Running For President Is A Lot Like Playing Baseball
...The following is taken from George W. Bush’s 2000 Campaign web page...
There are two divisions in professional baseball – the American League and the National League. In politics there are two large parties, the Republicans and the Democrats. (There are also other parties.)
Baseball teams prepare for the regular season during spring training. They organize their teams and practice. Candidates are leaders in their community, state or the nation. They also organize their teams before the elections to prepare for the campaign.
Regular Season/Pre-Primary (1999)
During the regular season, baseball teams play each other many times. They take road trips to other cities and play at home. Candidates running for president in each of the parties also take road trips. They visit many different cities where they attend rallies, give speeches and meet voters. Road trips help candidates take their message to Americans. Like baseball players, candidates compete. The Ames straw poll in August was an important “regular season” competition. The Ames straw poll was not an election, but it did show the strength and organization of the Republican 2000 candidates. Governor Bush won the Ames straw poll in Iowa in August 1999.
Playoffs/Primaries (January 2000 through July 2000)
In baseball, the strongest teams make it to the playoffs, where they play teams in their own league. Strong presidential candidates make it thought the regular season to the primaries, where they run against other candidates in their party in separate state primary or caucus elections. Each state can give candidates different numbers of votes depending on the size of the state. The candidate with the most primary or caucus votes becomes the nomineee.
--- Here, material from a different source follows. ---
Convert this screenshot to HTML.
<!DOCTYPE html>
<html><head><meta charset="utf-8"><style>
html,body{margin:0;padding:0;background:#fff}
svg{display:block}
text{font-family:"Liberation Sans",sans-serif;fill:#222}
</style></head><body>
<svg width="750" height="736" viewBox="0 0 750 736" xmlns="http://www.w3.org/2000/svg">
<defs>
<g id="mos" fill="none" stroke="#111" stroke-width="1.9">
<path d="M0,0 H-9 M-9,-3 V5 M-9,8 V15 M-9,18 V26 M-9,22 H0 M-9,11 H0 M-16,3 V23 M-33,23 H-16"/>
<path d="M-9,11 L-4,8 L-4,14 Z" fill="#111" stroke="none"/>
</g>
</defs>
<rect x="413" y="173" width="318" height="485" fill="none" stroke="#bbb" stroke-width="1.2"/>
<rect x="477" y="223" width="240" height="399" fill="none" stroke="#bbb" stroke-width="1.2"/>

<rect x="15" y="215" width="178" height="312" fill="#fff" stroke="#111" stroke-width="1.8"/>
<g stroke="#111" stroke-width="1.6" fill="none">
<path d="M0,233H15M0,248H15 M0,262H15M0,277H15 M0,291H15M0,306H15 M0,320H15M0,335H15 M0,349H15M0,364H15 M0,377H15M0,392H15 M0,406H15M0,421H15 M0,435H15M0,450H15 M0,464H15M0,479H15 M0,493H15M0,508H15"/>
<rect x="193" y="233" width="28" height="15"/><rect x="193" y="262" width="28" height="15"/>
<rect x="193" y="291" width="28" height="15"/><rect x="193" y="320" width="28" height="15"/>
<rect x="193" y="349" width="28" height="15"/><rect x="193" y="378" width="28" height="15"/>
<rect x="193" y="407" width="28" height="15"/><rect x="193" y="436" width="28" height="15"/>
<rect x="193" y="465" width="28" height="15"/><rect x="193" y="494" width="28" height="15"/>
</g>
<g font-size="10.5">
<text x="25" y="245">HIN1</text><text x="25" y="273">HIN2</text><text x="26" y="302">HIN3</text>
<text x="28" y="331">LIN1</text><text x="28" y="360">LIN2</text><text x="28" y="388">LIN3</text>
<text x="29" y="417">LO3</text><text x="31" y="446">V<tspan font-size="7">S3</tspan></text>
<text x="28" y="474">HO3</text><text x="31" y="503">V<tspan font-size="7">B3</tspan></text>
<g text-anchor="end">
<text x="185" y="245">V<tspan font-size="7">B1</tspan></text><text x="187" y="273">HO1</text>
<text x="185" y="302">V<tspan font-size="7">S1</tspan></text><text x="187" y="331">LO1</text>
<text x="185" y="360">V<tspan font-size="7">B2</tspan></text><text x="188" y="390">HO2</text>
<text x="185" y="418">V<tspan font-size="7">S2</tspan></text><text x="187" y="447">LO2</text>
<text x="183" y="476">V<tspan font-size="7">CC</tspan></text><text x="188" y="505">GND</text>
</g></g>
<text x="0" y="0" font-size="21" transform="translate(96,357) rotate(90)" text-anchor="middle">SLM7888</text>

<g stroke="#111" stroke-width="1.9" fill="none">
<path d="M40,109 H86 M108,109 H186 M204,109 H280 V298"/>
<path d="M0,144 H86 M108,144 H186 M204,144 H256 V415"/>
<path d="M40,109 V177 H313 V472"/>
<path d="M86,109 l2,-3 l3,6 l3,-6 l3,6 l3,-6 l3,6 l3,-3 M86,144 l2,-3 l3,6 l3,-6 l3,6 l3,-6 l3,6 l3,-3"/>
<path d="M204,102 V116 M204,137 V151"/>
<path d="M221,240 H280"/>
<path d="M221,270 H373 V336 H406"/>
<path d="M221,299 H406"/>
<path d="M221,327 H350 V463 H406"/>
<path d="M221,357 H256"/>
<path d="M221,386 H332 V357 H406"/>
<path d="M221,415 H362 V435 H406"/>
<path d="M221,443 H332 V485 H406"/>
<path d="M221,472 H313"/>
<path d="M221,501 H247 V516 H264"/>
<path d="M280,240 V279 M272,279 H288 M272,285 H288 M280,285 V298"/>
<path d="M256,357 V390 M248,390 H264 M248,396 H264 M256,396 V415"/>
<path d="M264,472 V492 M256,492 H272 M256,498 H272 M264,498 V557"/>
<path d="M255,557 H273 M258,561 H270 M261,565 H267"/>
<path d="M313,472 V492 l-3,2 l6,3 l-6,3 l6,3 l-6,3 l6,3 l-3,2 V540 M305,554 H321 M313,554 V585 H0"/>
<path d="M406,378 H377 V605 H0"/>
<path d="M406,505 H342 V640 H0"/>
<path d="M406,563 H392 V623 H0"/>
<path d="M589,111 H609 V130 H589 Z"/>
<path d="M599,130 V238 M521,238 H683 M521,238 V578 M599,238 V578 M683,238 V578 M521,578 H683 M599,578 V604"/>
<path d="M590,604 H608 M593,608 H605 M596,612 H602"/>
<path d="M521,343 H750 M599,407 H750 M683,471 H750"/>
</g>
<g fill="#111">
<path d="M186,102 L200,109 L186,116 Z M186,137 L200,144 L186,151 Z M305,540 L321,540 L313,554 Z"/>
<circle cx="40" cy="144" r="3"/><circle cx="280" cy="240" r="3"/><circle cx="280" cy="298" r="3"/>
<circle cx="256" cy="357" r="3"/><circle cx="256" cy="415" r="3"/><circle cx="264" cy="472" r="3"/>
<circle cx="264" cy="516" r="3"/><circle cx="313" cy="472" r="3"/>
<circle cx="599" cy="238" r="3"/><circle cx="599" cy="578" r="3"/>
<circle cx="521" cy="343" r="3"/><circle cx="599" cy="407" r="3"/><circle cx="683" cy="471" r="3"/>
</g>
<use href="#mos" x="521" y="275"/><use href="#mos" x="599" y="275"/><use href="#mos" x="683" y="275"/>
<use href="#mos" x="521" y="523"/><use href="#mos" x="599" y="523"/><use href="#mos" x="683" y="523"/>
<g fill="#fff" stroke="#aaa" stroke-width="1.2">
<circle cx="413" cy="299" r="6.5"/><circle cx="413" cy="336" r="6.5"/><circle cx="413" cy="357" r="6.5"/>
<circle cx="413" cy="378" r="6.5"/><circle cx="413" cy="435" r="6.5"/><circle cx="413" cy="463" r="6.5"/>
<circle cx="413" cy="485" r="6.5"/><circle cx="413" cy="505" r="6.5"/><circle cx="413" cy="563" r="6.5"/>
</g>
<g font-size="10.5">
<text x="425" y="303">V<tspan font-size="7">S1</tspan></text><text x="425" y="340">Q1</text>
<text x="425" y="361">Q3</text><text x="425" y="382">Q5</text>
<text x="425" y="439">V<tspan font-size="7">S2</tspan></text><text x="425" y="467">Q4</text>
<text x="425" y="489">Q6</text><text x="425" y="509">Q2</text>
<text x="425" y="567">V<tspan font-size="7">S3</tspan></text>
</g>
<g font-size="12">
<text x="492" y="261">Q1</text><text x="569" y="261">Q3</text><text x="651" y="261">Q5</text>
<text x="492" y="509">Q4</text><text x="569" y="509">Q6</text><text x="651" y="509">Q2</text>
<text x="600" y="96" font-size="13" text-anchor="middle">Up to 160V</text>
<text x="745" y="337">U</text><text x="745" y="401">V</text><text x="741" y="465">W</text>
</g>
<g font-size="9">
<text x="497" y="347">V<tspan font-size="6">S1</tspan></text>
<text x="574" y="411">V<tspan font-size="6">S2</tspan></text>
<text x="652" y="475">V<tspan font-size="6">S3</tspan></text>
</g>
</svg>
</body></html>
World Series (August 2000 through November 7, 2000
In baseball, winners of the playoffs go to the World Series. This is a big event. The winner of the World Series must win four of seven games. In politics, there is only one world series game on Election Day. Candidates in each party travel the country rallying support and encouraging Americans to vote for them. The candidate with the most votes on Election Day wins. The winner becomes President of the United States in January 2001.